§ SUPPLIED DATA:
--- Begin ---

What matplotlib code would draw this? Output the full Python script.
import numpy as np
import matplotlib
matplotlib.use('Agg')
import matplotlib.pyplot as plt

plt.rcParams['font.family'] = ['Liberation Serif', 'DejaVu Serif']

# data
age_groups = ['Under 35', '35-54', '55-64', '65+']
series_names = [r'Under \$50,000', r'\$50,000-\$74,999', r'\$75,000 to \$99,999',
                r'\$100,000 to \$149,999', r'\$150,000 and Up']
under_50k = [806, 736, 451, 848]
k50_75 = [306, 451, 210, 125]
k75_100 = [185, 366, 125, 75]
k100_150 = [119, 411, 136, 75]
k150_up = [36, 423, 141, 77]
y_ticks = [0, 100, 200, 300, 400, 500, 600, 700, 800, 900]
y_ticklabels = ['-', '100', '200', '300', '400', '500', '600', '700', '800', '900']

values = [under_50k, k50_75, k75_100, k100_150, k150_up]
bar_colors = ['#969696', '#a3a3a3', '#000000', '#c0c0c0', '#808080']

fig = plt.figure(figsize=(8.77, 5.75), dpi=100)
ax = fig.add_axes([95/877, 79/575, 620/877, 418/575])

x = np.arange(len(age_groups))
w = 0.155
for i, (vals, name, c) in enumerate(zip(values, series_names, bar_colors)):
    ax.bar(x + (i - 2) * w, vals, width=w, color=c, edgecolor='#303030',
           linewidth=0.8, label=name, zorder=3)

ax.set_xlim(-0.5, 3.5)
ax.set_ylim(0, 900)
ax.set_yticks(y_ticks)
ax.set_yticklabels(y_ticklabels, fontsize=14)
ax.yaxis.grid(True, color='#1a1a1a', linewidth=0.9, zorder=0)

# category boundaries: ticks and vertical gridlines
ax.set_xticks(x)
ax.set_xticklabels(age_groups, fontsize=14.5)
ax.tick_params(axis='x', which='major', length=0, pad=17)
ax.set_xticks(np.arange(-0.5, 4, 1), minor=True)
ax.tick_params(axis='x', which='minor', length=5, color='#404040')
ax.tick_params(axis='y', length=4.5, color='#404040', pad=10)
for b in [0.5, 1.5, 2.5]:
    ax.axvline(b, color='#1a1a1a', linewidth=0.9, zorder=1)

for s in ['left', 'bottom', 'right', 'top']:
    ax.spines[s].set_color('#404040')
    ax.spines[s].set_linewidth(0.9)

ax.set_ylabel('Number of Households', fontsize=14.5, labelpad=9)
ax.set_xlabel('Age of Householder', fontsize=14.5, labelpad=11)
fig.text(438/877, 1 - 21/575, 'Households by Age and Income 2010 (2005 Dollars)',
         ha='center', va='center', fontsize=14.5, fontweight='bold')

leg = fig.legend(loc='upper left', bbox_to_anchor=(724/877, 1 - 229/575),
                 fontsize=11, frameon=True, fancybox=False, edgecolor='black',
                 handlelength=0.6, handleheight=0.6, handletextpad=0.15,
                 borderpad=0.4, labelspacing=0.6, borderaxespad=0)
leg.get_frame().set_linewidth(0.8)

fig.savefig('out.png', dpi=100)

--- End ---
--- Begin ---

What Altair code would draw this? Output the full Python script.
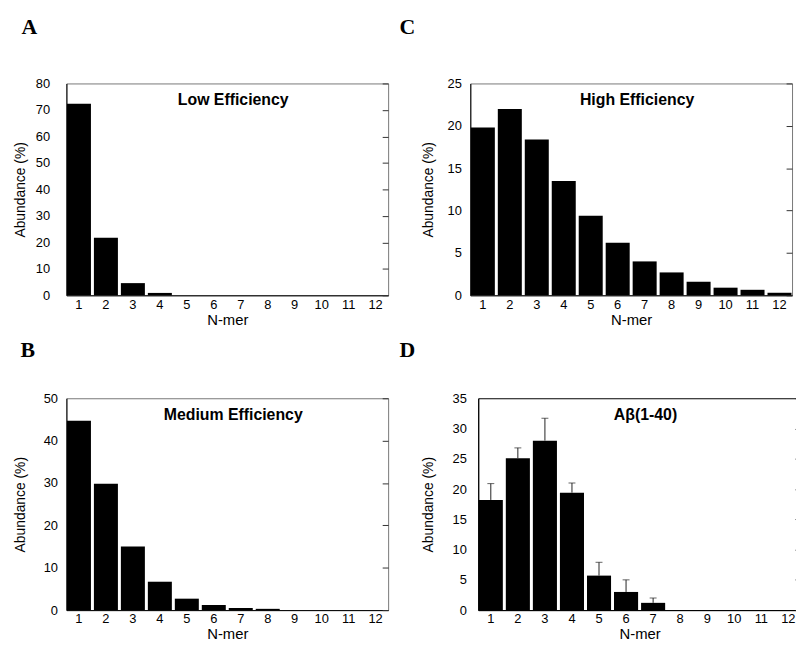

--- End ---
--- Begin ---

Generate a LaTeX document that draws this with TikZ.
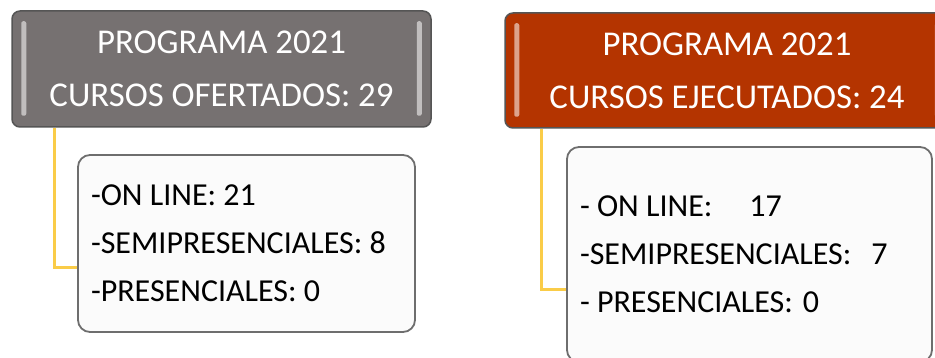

--- End ---

§ PROBLEM DESCRIPTION: From the line with "What matplotlib code" through the line with "plt.rcParams['font.family'] = ['Liberation", repeat every line exactly, both ends included, and nothing outside that range.

§ EXPECTED ANSWER:
What matplotlib code would draw this? Output the full Python script.
import numpy as np
import matplotlib
matplotlib.use('Agg')
import matplotlib.pyplot as plt

plt.rcParams['font.family'] = ['Liberation Serif', 'DejaVu Serif']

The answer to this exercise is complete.